**Stated problem:**
Repeat the full listing below verbatim and keep the images out.

########################################

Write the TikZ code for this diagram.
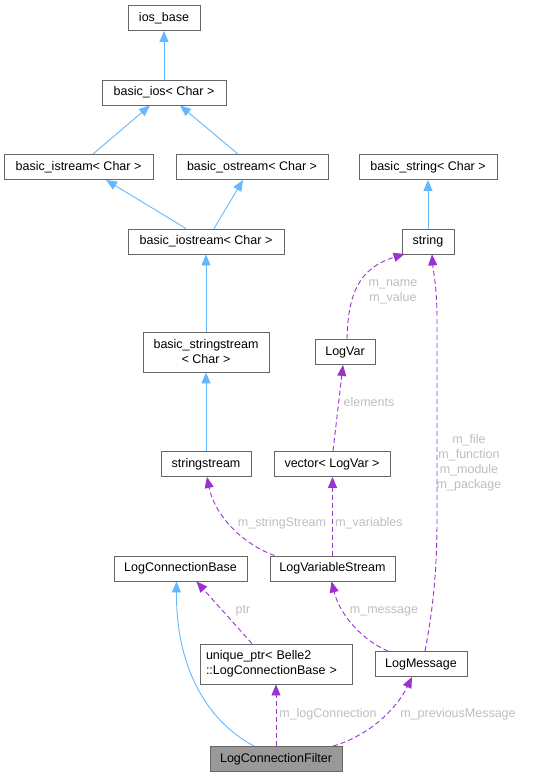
\documentclass[tikz,border=0pt]{standalone}
\usepackage{fontspec}
\setmainfont{Liberation Sans}
\usetikzlibrary{arrows.meta}
\definecolor{boxline}{HTML}{666666}
\definecolor{blueedge}{HTML}{63B8FF}
\definecolor{purpedge}{HTML}{9A32CD}
\definecolor{lblgray}{HTML}{BEBEBE}
\definecolor{filtfill}{HTML}{999999}
\tikzset{
  cls/.style={draw=boxline, line width=0.9pt, fill=white, inner sep=0pt, minimum height=25pt, font=\fontsize{12.5}{15}\selectfont, align=center},
  inh/.style={draw=blueedge, line width=0.9pt, -{Triangle[length=11pt,width=9pt]}},
  use/.style={draw=purpedge, line width=0.9pt, dash pattern=on 5pt off 3pt, -{Triangle[length=11pt,width=9pt]}},
  lbl/.style={text=lblgray, font=\fontsize{12.5}{15}\selectfont, align=center, inner sep=0pt}
}
\begin{document}
\begin{tikzpicture}[x=1pt,y=-1pt]
\useasboundingbox (0,0) rectangle (547,777);
% nodes
\node[cls, minimum width=72pt] (iosbase) at (164,18) {ios\_base};
\node[cls, minimum width=124pt] (basicios) at (164,92.5) {basic\_ios< Char >};
\node[cls, minimum width=149pt] (istream) at (78.5,167) {basic\_istream< Char >};
\node[cls, minimum width=152pt] (ostream) at (252,167) {basic\_ostream< Char >};
\node[cls, minimum width=138pt] (bstring) at (428,167) {basic\_string< Char >};
\node[cls, minimum width=156pt] (iostream) at (206,241.5) {basic\_iostream< Char >};
\node[cls, minimum width=52pt] (string) at (428,241.5) {string};
\node[cls, minimum width=126pt, minimum height=40pt] (sstreamb) at (206,352) {basic\_stringstream\\< Char >};
\node[cls, minimum width=60pt] (logvar) at (345,352) {LogVar};
\node[cls, minimum width=90pt] (sstream) at (206,464) {stringstream};
\node[cls, minimum width=116pt] (vector) at (332,464) {vector< LogVar >};
\node[cls, minimum width=133pt] (lcb) at (180.5,568.5) {LogConnectionBase};
\node[cls, minimum width=125pt] (lvs) at (332.5,568.5) {LogVariableStream};
\node[cls, minimum width=152pt, minimum height=40pt, align=left, text width=140pt] (uptr) at (276,664) {unique\_ptr< Belle2\\::LogConnectionBase >};
\node[cls, minimum width=92pt] (logmsg) at (421,664) {LogMessage};
\node[cls, minimum width=132pt, fill=filtfill] (filter) at (276,759) {LogConnectionFilter};
% inheritance edges
\draw[inh] (basicios.north) -- (iosbase.south);
\draw[inh] ([xshift=14.5pt]istream.north) -- ([xshift=-14pt]basicios.south);
\draw[inh] ([xshift=-14pt]ostream.north) -- ([xshift=16pt]basicios.south);
\draw[inh] ([xshift=-20pt]iostream.north) -- ([xshift=27.5pt]istream.south);
\draw[inh] ([xshift=8pt]iostream.north) -- ([xshift=-9pt]ostream.south);
\draw[inh] (string.north) -- (bstring.south);
\draw[inh] (sstreamb.north) -- (iostream.south);
\draw[inh] (sstream.north) -- (sstreamb.south);
\draw[inh] ([xshift=-22pt]filter.north) .. controls (205,720) and (176,665) .. ([xshift=-4pt]lcb.south);
% usage edges
\draw[use] ([xshift=2pt]logvar.north) .. controls (348,292) and (360,268) .. ([xshift=3pt,yshift=0.5pt]string.south west);
\draw[use] ([xshift=1pt]vector.north) -- ([xshift=-2pt]logvar.south);
\draw[use] ([xshift=-58pt]lvs.north) .. controls (238,542) and (214,512) .. ([xshift=1pt]sstream.south);
\draw[use] (lvs.north) -- ([xshift=0.5pt]vector.south);
\draw[use] ([xshift=4pt]logmsg.north) .. controls (433,610) and (437,570) .. (437,520) -- (437,320) .. controls (437,285) and (433,270) .. ([xshift=4pt]string.south);
\draw[use] ([xshift=-33pt]logmsg.north) .. controls (362,640) and (340,615) .. ([xshift=-1pt]lvs.south);
\draw[use] ([xshift=-24pt]uptr.north) -- ([xshift=16pt]lcb.south);
\draw[use] (filter.north) -- (uptr.south);
\draw[use] ([xshift=57pt]filter.north) .. controls (368,736) and (396,710) .. ([xshift=-9pt]logmsg.south);
% labels
\node[lbl] (l1) at (393,292) {m\_name\\m\_value};
\node[lbl] (l2) at (369,402) {elements};
\node[lbl] (l3) at (469,463) {m\_file\\m\_function\\m\_module\\m\_package};
\node[lbl] (l4) at (282,523) {m\_stringStream};
\node[lbl] (l5) at (369,523) {m\_variables};
\node[lbl] (l6) at (243,611) {ptr};
\node[lbl] (l7) at (384,611) {m\_message};
\node[lbl] (l8) at (328,714) {m\_logConnection};
\node[lbl] (l9) at (458,714) {m\_previousMessage};
\end{tikzpicture}
\end{document}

########################################

**Output for this task:**
Write the TikZ code for this diagram.
\documentclass[tikz,border=0pt]{standalone}
\usepackage{fontspec}
\setmainfont{Liberation Sans}
\usetikzlibrary{arrows.meta}
\definecolor{boxline}{HTML}{666666}
\definecolor{blueedge}{HTML}{63B8FF}
\definecolor{purpedge}{HTML}{9A32CD}
\definecolor{lblgray}{HTML}{BEBEBE}
\definecolor{filtfill}{HTML}{999999}
\tikzset{
  cls/.style={draw=boxline, line width=0.9pt, fill=white, inner sep=0pt, minimum height=25pt, font=\fontsize{12.5}{15}\selectfont, align=center},
  inh/.style={draw=blueedge, line width=0.9pt, -{Triangle[length=11pt,width=9pt]}},
  use/.style={draw=purpedge, line width=0.9pt, dash pattern=on 5pt off 3pt, -{Triangle[length=11pt,width=9pt]}},
  lbl/.style={text=lblgray, font=\fontsize{12.5}{15}\selectfont, align=center, inner sep=0pt}
}
\begin{document}
\begin{tikzpicture}[x=1pt,y=-1pt]
\useasboundingbox (0,0) rectangle (547,777);
% nodes
\node[cls, minimum width=72pt] (iosbase) at (164,18) {ios\_base};
\node[cls, minimum width=124pt] (basicios) at (164,92.5) {basic\_ios< Char >};
\node[cls, minimum width=149pt] (istream) at (78.5,167) {basic\_istream< Char >};
\node[cls, minimum width=152pt] (ostream) at (252,167) {basic\_ostream< Char >};
\node[cls, minimum width=138pt] (bstring) at (428,167) {basic\_string< Char >};
\node[cls, minimum width=156pt] (iostream) at (206,241.5) {basic\_iostream< Char >};
\node[cls, minimum width=52pt] (string) at (428,241.5) {string};
\node[cls, minimum width=126pt, minimum height=40pt] (sstreamb) at (206,352) {basic\_stringstream\\< Char >};
\node[cls, minimum width=60pt] (logvar) at (345,352) {LogVar};
\node[cls, minimum width=90pt] (sstream) at (206,464) {stringstream};
\node[cls, minimum width=116pt] (vector) at (332,464) {vector< LogVar >};
\node[cls, minimum width=133pt] (lcb) at (180.5,568.5) {LogConnectionBase};
\node[cls, minimum width=125pt] (lvs) at (332.5,568.5) {LogVariableStream};
\node[cls, minimum width=152pt, minimum height=40pt, align=left, text width=140pt] (uptr) at (276,664) {unique\_ptr< Belle2\\::LogConnectionBase >};
\node[cls, minimum width=92pt] (logmsg) at (421,664) {LogMessage};
\node[cls, minimum width=132pt, fill=filtfill] (filter) at (276,759) {LogConnectionFilter};
% inheritance edges
\draw[inh] (basicios.north) -- (iosbase.south);
\draw[inh] ([xshift=14.5pt]istream.north) -- ([xshift=-14pt]basicios.south);
\draw[inh] ([xshift=-14pt]ostream.north) -- ([xshift=16pt]basicios.south);
\draw[inh] ([xshift=-20pt]iostream.north) -- ([xshift=27.5pt]istream.south);
\draw[inh] ([xshift=8pt]iostream.north) -- ([xshift=-9pt]ostream.south);
\draw[inh] (string.north) -- (bstring.south);
\draw[inh] (sstreamb.north) -- (iostream.south);
\draw[inh] (sstream.north) -- (sstreamb.south);
\draw[inh] ([xshift=-22pt]filter.north) .. controls (205,720) and (176,665) .. ([xshift=-4pt]lcb.south);
% usage edges
\draw[use] ([xshift=2pt]logvar.north) .. controls (348,292) and (360,268) .. ([xshift=3pt,yshift=0.5pt]string.south west);
\draw[use] ([xshift=1pt]vector.north) -- ([xshift=-2pt]logvar.south);
\draw[use] ([xshift=-58pt]lvs.north) .. controls (238,542) and (214,512) .. ([xshift=1pt]sstream.south);
\draw[use] (lvs.north) -- ([xshift=0.5pt]vector.south);
\draw[use] ([xshift=4pt]logmsg.north) .. controls (433,610) and (437,570) .. (437,520) -- (437,320) .. controls (437,285) and (433,270) .. ([xshift=4pt]string.south);
\draw[use] ([xshift=-33pt]logmsg.north) .. controls (362,640) and (340,615) .. ([xshift=-1pt]lvs.south);
\draw[use] ([xshift=-24pt]uptr.north) -- ([xshift=16pt]lcb.south);
\draw[use] (filter.north) -- (uptr.south);
\draw[use] ([xshift=57pt]filter.north) .. controls (368,736) and (396,710) .. ([xshift=-9pt]logmsg.south);
% labels
\node[lbl] (l1) at (393,292) {m\_name\\m\_value};
\node[lbl] (l2) at (369,402) {elements};
\node[lbl] (l3) at (469,463) {m\_file\\m\_function\\m\_module\\m\_package};
\node[lbl] (l4) at (282,523) {m\_stringStream};
\node[lbl] (l5) at (369,523) {m\_variables};
\node[lbl] (l6) at (243,611) {ptr};
\node[lbl] (l7) at (384,611) {m\_message};
\node[lbl] (l8) at (328,714) {m\_logConnection};
\node[lbl] (l9) at (458,714) {m\_previousMessage};
\end{tikzpicture}
\end{document}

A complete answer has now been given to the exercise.